- What is required:
Read the records and gather each line that includes "with".

- Given data:
⟨
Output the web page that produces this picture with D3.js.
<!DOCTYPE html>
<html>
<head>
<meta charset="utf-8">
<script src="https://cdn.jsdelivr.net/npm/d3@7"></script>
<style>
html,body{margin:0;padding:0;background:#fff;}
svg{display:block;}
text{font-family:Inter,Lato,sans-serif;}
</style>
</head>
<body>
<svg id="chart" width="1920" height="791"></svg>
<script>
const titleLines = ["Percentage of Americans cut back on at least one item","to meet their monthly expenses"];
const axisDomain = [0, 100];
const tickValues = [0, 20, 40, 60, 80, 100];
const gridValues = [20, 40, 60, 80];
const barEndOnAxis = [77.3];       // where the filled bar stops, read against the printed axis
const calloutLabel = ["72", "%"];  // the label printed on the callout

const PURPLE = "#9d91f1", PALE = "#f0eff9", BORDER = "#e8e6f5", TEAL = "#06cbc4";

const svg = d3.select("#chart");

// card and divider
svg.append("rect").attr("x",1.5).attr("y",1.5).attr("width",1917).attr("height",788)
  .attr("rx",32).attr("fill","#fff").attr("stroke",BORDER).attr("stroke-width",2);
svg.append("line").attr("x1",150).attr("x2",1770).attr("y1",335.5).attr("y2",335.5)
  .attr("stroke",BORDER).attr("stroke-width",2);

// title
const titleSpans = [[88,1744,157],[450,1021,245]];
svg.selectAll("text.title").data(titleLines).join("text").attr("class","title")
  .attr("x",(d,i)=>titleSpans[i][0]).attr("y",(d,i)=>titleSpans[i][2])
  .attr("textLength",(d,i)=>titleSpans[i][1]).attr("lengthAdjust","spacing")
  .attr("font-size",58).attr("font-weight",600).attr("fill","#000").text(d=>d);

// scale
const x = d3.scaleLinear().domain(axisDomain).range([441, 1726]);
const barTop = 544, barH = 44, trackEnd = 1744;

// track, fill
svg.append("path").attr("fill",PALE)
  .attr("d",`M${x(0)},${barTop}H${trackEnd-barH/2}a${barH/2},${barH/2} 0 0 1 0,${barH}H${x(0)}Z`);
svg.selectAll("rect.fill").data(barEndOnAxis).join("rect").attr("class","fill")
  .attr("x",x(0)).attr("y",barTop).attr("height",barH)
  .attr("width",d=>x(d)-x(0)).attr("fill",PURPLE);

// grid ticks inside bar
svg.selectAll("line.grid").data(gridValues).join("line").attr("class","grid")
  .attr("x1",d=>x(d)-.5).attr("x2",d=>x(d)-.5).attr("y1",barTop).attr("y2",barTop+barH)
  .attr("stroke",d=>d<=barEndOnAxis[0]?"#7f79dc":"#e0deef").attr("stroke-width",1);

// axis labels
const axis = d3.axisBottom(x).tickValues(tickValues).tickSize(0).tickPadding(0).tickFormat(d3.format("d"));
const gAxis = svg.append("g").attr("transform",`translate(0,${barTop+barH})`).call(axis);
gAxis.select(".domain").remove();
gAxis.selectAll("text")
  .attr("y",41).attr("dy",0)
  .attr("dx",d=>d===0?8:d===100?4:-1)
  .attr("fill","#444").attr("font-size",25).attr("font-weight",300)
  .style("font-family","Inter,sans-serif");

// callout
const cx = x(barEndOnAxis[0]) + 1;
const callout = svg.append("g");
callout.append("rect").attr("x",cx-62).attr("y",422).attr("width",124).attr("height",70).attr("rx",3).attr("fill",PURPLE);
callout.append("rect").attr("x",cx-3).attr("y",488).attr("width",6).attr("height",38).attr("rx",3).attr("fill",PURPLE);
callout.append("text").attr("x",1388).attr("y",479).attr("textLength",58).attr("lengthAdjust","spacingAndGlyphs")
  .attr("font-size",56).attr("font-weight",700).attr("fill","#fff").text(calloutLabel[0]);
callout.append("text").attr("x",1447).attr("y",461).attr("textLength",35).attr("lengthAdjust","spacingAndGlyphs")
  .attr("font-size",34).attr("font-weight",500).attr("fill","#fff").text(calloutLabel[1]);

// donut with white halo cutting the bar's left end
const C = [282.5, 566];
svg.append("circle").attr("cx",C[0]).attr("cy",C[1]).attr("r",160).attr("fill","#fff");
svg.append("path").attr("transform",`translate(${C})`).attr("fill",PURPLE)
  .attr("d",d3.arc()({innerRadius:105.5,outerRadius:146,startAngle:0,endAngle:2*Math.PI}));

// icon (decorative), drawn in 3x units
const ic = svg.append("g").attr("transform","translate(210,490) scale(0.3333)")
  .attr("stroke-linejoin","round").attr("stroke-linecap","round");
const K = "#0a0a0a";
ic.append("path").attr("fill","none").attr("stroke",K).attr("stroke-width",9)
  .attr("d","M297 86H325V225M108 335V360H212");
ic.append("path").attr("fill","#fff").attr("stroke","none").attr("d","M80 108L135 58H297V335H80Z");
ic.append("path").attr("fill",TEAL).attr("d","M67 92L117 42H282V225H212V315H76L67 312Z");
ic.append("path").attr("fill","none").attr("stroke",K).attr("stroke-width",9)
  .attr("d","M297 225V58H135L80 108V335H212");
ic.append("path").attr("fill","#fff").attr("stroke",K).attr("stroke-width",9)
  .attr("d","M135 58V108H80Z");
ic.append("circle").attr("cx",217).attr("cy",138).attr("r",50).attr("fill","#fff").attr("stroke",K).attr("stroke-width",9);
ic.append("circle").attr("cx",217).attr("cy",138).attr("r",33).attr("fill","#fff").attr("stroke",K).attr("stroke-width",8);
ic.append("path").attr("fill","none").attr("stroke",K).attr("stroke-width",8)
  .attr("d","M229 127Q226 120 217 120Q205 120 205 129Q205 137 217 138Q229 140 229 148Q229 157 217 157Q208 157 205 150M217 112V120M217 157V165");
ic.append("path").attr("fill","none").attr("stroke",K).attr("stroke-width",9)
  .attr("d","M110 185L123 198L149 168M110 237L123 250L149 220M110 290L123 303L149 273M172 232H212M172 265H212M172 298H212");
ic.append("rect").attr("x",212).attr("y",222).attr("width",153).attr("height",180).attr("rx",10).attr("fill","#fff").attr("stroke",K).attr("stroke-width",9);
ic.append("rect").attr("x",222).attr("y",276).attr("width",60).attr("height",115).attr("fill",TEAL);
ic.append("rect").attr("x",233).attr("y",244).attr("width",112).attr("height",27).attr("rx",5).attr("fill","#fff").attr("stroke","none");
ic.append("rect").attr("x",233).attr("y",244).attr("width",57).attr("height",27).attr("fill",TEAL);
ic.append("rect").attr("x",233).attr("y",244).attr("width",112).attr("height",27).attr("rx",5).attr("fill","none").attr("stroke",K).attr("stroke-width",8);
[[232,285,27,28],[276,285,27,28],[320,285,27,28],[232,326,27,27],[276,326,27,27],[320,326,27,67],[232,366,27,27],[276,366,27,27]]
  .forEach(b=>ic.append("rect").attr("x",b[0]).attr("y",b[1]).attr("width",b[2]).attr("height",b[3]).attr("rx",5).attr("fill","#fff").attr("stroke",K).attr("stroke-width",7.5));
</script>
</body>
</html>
⟩
⟨
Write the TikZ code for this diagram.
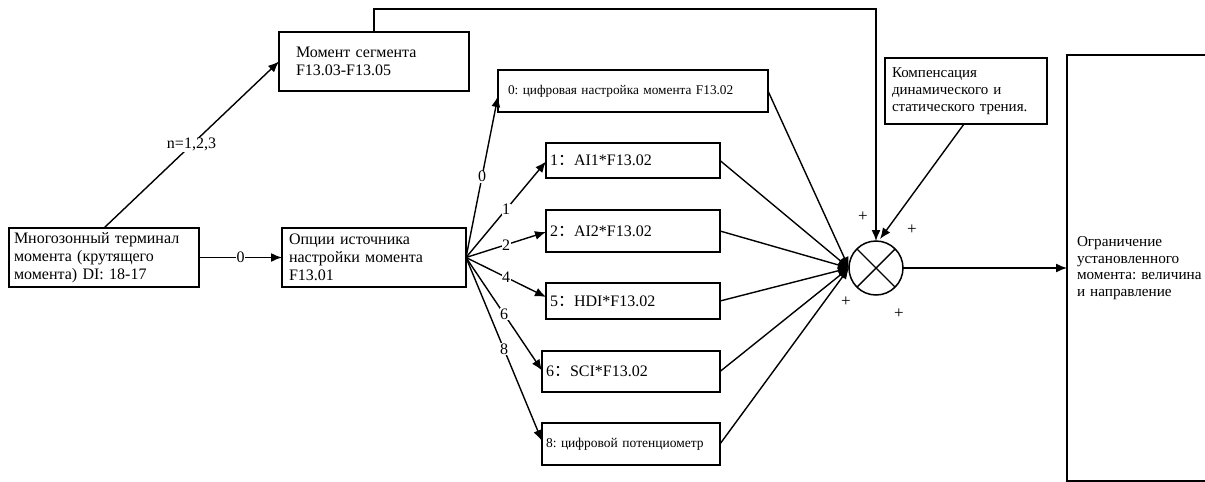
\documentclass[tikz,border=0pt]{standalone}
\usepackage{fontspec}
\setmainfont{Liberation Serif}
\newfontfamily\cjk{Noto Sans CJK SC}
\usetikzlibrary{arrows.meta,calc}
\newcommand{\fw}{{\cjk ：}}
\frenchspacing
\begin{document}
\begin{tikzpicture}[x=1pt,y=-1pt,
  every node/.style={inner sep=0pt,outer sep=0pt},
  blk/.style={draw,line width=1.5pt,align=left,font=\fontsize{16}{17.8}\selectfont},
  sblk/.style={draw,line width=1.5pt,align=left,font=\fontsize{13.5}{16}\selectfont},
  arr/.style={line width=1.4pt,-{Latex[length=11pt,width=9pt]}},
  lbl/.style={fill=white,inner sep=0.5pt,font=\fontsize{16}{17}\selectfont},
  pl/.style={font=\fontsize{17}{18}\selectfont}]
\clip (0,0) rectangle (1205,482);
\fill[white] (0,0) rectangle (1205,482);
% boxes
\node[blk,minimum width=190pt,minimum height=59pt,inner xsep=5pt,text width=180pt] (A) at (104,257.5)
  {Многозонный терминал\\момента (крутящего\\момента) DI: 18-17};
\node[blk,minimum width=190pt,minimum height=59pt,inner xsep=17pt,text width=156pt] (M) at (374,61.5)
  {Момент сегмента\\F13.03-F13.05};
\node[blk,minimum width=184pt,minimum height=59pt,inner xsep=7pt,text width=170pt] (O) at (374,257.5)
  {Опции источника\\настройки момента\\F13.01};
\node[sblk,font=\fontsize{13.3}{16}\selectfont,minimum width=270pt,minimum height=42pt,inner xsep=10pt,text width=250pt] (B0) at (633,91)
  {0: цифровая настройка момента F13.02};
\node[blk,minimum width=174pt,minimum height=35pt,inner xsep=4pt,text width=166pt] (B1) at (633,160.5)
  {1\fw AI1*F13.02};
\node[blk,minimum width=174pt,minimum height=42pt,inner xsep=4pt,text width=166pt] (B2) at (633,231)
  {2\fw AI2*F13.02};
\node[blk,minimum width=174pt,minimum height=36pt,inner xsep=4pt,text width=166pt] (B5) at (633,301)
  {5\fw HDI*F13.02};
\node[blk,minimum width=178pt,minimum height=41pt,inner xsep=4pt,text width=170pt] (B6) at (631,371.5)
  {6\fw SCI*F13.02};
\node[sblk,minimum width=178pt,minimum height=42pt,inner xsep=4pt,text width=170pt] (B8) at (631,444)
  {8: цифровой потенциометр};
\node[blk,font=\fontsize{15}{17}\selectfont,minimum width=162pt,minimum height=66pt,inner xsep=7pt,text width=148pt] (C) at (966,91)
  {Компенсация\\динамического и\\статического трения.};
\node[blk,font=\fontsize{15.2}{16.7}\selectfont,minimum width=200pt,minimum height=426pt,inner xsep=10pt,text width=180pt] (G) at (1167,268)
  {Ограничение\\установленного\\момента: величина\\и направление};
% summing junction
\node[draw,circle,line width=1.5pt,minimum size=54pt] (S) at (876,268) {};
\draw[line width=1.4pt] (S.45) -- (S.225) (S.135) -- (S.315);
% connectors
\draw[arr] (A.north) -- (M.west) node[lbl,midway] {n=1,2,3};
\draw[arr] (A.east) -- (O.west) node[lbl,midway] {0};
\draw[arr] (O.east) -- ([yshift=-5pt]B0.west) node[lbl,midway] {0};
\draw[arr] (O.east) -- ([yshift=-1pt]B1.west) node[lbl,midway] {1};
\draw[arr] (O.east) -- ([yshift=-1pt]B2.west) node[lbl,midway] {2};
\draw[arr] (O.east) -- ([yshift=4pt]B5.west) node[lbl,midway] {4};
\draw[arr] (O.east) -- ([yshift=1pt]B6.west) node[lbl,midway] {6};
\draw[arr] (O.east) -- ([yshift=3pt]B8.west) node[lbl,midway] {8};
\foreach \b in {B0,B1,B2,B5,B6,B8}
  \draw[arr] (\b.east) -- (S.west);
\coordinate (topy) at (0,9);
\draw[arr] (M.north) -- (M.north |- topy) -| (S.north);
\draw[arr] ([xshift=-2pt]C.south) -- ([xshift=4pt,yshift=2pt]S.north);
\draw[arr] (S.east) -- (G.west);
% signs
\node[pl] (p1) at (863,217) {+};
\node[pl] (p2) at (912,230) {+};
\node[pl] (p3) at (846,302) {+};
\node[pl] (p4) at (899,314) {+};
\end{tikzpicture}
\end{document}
⟩
- Problem solution:
Output the web page that produces this picture with D3.js.
// donut with white halo cutting the bar's left end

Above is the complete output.